Brussels: The Obama administration has agreed to base Aegis Cruisers on Spain`s coast, as part of the anti-ballistic missile defense system to protect Europe against a potential Iranian nuclear threat, US defense officials said Wednesday.
Officials said the plan will make it easier to maintain a continuous naval presence in the Mediterranean Sea, and also provide security in the eastern Atlantic. The move comes just seven months after the Pentagon sent the USS Monterey, a special radar-equipped warship, to the Mediterranean, marking the first of the administration`s four-phase plan to put land- and sea-based radars and interceptors in several European locations over the next decade.

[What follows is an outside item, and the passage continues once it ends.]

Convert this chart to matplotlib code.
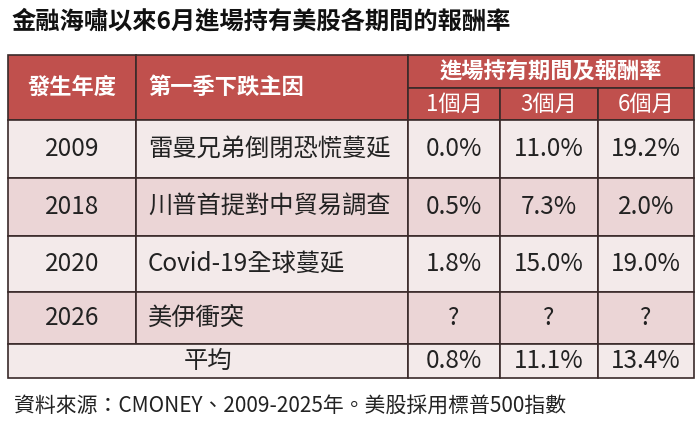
import matplotlib
matplotlib.use("Agg")
import matplotlib.pyplot as plt
from matplotlib.patches import Rectangle

plt.rcParams['font.family'] = ['Noto Sans CJK TC', 'DejaVu Sans']

title = "金融海嘯以來6月進場持有美股各期間的報酬率"
col_headers = ["發生年度", "第一季下跌主因"]
group_header = "進場持有期間及報酬率"
periods = ["1個月", "3個月", "6個月"]
years = ["2009", "2018", "2020", "2026"]
causes = ["雷曼兄弟倒閉恐慌蔓延", "川普首提對中貿易調查", "Covid-19全球蔓延", "美伊衝突"]
ret_1m = ["0.0%", "0.5%", "1.8%", "?"]
ret_3m = ["11.0%", "7.3%", "15.0%", "?"]
ret_6m = ["19.2%", "2.0%", "19.0%", "?"]
avg_label = "平均"
avg_vals = ["0.8%", "11.1%", "13.4%"]
source = "資料來源：CMONEY、2009-2025年。美股採用標普500指數"

W, H = 700, 434
fig = plt.figure(figsize=(7, 4.34), dpi=100)
ax = fig.add_axes([0, 0, 1, 1])
ax.set_xlim(0, W); ax.set_ylim(H, 0); ax.axis('off')

RED = '#c0504d'
LIGHT = '#f3eaea'
PINK = '#ebd5d6'
LINE = '#3a2a2a'
xs = [8, 136, 408, 500, 598, 694]
y0, ymid, yh = 55, 88, 120
rows = [120, 178, 236, 292, 344, 378]
FS = 17.5

ax.text(12, 21, title, fontsize=17.5, fontweight='bold', va='center', ha='left', color='#111')

def rect(x1, y1, x2, y2, c):
    ax.add_patch(Rectangle((x1, y1), x2 - x1, y2 - y1, facecolor=c, edgecolor=LINE, lw=1.2))

rect(xs[0], y0, xs[1], yh, RED)
rect(xs[1], y0, xs[2], yh, RED)
rect(xs[2], y0, xs[5], ymid, RED)
for i in range(3):
    rect(xs[2 + i], ymid, xs[3 + i], yh, RED)
ax.text((xs[0] + xs[1]) / 2, (y0 + yh) / 2, col_headers[0], color='white', fontsize=16, fontweight='bold', ha='center', va='center')
ax.text(xs[1] + 12, (y0 + yh) / 2, col_headers[1], color='white', fontsize=16, fontweight='bold', ha='left', va='center')
ax.text((xs[2] + xs[5]) / 2, (y0 + ymid) / 2, group_header, color='white', fontsize=16, fontweight='bold', ha='center', va='center')
for i, p in enumerate(periods):
    ax.text((xs[2 + i] + xs[3 + i]) / 2, (ymid + yh) / 2, p, color='white', fontsize=16, fontweight='light', ha='center', va='center')

fills = [LIGHT, PINK, LIGHT, PINK]
for r in range(4):
    ya, yb = rows[r], rows[r + 1]
    for c in range(5):
        rect(xs[c], ya, xs[c + 1], yb, fills[r])
    yc = (ya + yb) / 2
    ax.text((xs[0] + xs[1]) / 2, yc, years[r], fontsize=FS, ha='center', va='center', color='#222')
    ax.text(xs[1] + 12, yc, causes[r], fontsize=FS, ha='left', va='center', color='#222')
    for i, v in enumerate([ret_1m[r], ret_3m[r], ret_6m[r]]):
        ax.text((xs[2 + i] + xs[3 + i]) / 2, yc, v, fontsize=FS, ha='center', va='center', color='#222')

ya, yb = rows[4], rows[5]
rect(xs[0], ya, xs[2], yb, LIGHT)
for i in range(3):
    rect(xs[2 + i], ya, xs[3 + i], yb, LIGHT)
yc = (ya + yb) / 2
ax.text((xs[0] + xs[2]) / 2, yc, avg_label, fontsize=FS, ha='center', va='center', color='#222')
for i, v in enumerate(avg_vals):
    ax.text((xs[2 + i] + xs[3 + i]) / 2, yc, v, fontsize=FS, ha='center', va='center', color='#222')

ax.text(14, 406, source, fontsize=15, ha='left', va='center', color='#222')

fig.savefig('out.png', dpi=100, facecolor='white')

The plan was described by US defense officials on condition of anonymity because it has not been made public. Officials expect to make the announcement later Wednesday at the NATO defense ministers` meeting.
US and Spanish officials agreed to base the ships at Naval Station Rota, on Spain`s Mediterranean coast.
Developed to protect Europe from a potential Iranian nuclear threat in 2009, the broad missile defense shield was approved by NATO last November.
Under the arrangement, a limited system of US anti-missile interceptors and radars already planned for Europe — to include interceptors in Romania and Poland and radar in Turkey — would be linked to expanded European-owned missile defenses. That would create a broad system that protects every NATO country against medium-range missile attack.
NATO says the cost of the system would be relatively cheap when spread across the entire 28-nation alliance — euro200 million euros, or about $260 million, over 10 years. But critics contend that`s still a big pricetag for Europe, suffering from a debt crisis that has forced governments to raise taxes, cut services and slash civil servant salaries.
Asked about the latest naval plan on Wednesday NATO Secretary-General Anders Fogh Rasmussen declined to provide any other specifics. But he said the full missile defense program is still on track.
"It`s our intention to declare interim operational capability when we meet in Chicago next year," Fogh Rasmussen said. "As regards full operational capability ... we would expect it to be fully operational by 2018."
The plan has drawn opposition from Russia, which worries the system could target Russian warheads or undermine their deterrence strategy. Moscow is demanding to jointly run the system, while NATO is offering more limited cooperation between the Russian and Western anti-missile systems.